I am a British guy working out of Midtown Manhattan, and watched in horror as what appeared to be an awful accident turned into a sustained and deliberate terrorist attack.
Out in the streets of Midtown, there are hundreds of people walking away from downtown, many in a state of shock, some with ash on their clothes. The scene where the WTC used to stand looks as if a volcano has erupted; plumes of smoke obscure the skyline.
This is a terrorism act that should be called a cruel and a cowardly action. I sympathise with American people.
Colleen, Washington DC, USA
Teresa Quick USA
I am originally from Hitchin, Herts, UK. I work in Washington DC area, and was on my way to work, in my car, sitting on a bridge, and saw the plane hit the Pentagon. I am in a complete state of shock.
I heard everyone gasp around me as I walked to work up Fifth Avenue, so I spun around. Right before my eyes I was seeing a huge fireball explode out from one of the towers, the result of the second plane crash. We all just froze, in utter disbelief. It was like some sick special effects joke from 'Independence Day' - but this was no movie, this was actually happening. We heard later that people were seen jumping from windows on elevated storeys of the towers to try and escape the flames, just before the towers collapsed. Absolutely harrowing, surreal and shocking in equal measure.
I live in the East Village on 7th street between Avenues B and C and was taking in the morning on my patio, which used to have a wonderful view of the World Trade Center. I saw the first jet come at very high velocity and impact the North Tower. The impact was then preceded by a large boom, fire and an amazing amount of smoke.

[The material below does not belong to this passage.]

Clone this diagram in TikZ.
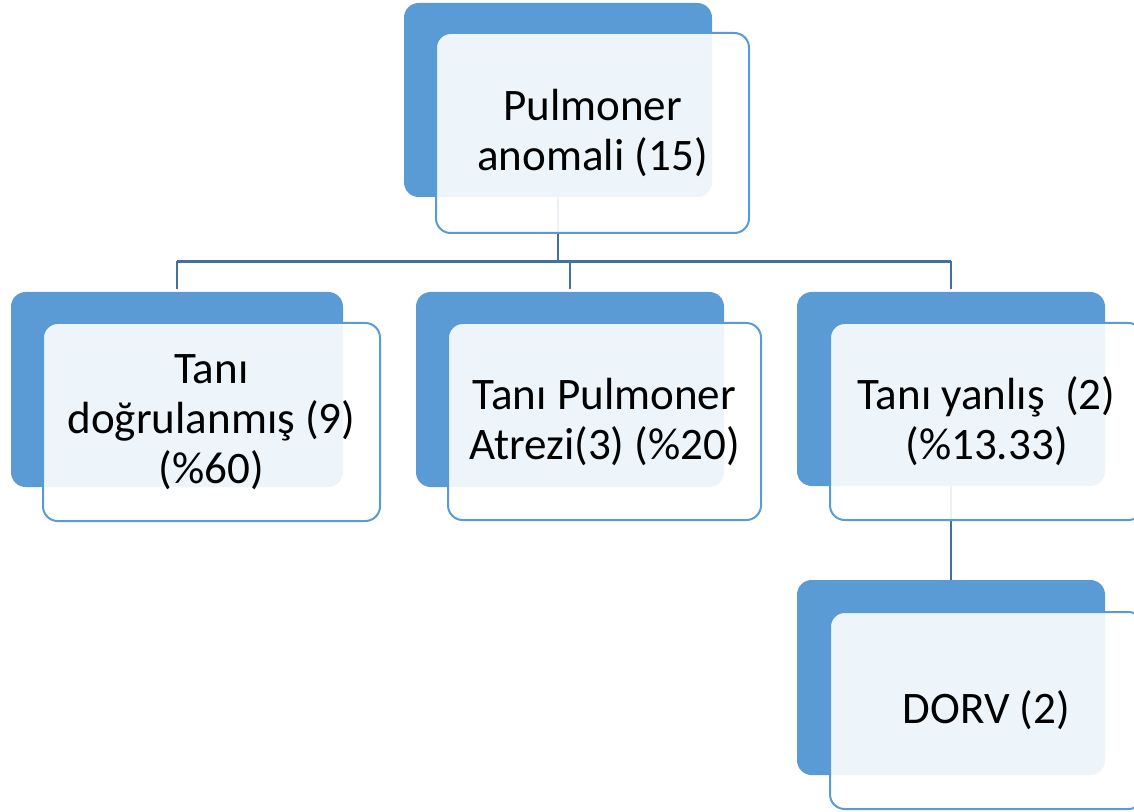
\documentclass[tikz,border=0pt]{standalone}
\usepackage{fontspec}
\setmainfont{Carlito}
\definecolor{accent}{HTML}{5B9BD5}
\definecolor{linkblue}{HTML}{41719C}
\begin{document}
\begin{tikzpicture}[x=0.75pt,y=-0.75pt,
  backbox/.style={rectangle,rounded corners=11pt,fill=accent,draw=none,inner sep=0pt,outer sep=0pt},
  frontbox/.style={rectangle,rounded corners=11pt,draw=accent,line width=1.5pt,fill=white,fill opacity=0.9,text opacity=1,
    inner sep=0pt,outer sep=0pt,align=center,font=\fontsize{33.8}{37.5}\selectfont},
  link/.style={draw=linkblue,line width=1.6pt}]
\useasboundingbox (0,0) rectangle (1134,812);
\clip (0,0) rectangle (1134,812);

% back layers
\node[backbox,minimum width=231pt,minimum height=145.5pt] (tb) at (558,100) {};
\node[backbox,minimum width=249pt,minimum height=146.25pt] (lb) at (177,389.5) {};
\node[backbox,minimum width=231pt,minimum height=146.25pt] (mb) at (570,389.5) {};
\node[backbox,minimum width=231pt,minimum height=145.5pt] (rb) at (951,389) {};
\node[backbox,minimum width=231pt,minimum height=146.25pt] (db) at (951,677.5) {};

% connectors
\coordinate (bus) at (0,261.5);
\draw[link] (tb.south) -- (tb.south |- bus);
\draw[link] (lb.north |- bus) -- (rb.north |- bus);
\draw[link,shorten >=2pt] (lb.north |- bus) -- (lb.north);
\draw[link,shorten >=2pt] (mb.north |- bus) -- (mb.north);
\draw[link,shorten >=2pt] (rb.north |- bus) -- (rb.north);
\draw[link] (rb.south) -- (db.north);

% front layers with labels
\node[frontbox,minimum width=234.75pt,minimum height=150pt] (tf) at (592.5,133) {Pulmoner\\anomali (15)};
\node[frontbox,minimum width=252.75pt,minimum height=148.5pt] (lf) at (211.5,422) {Tanı\\doğrulanmış (9)\\(\%60)};
\node[frontbox,minimum width=234.75pt,minimum height=147.75pt] (mf) at (604.5,421.5) {Tanı Pulmoner\\Atrezi(3) (\%20)};
\node[frontbox,minimum width=234.75pt,minimum height=147.75pt] (rf) at (986.5,421.5) {Tanı yanlış~ (2)\\(\%13.33)};
\node[frontbox,minimum width=234.75pt,minimum height=147.75pt] (df) at (986.5,710.5) {DORV (2)};
\end{tikzpicture}
\end{document}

The smoke still billows and there in an eerie lack of sound in New York. I no longer hear airport traffic only the roar of the fighter planes now patrolling the sky over New York.
I work on the fifth floor, sorry, worked there. When I ran out of the building and kept running away, the only thing I could think of was that the reporters and other people who were still standing outside the buildings... they were all going to die. I saw the inside walls of the building crumbling, I knew it was going to fall! The people I saw are dead now!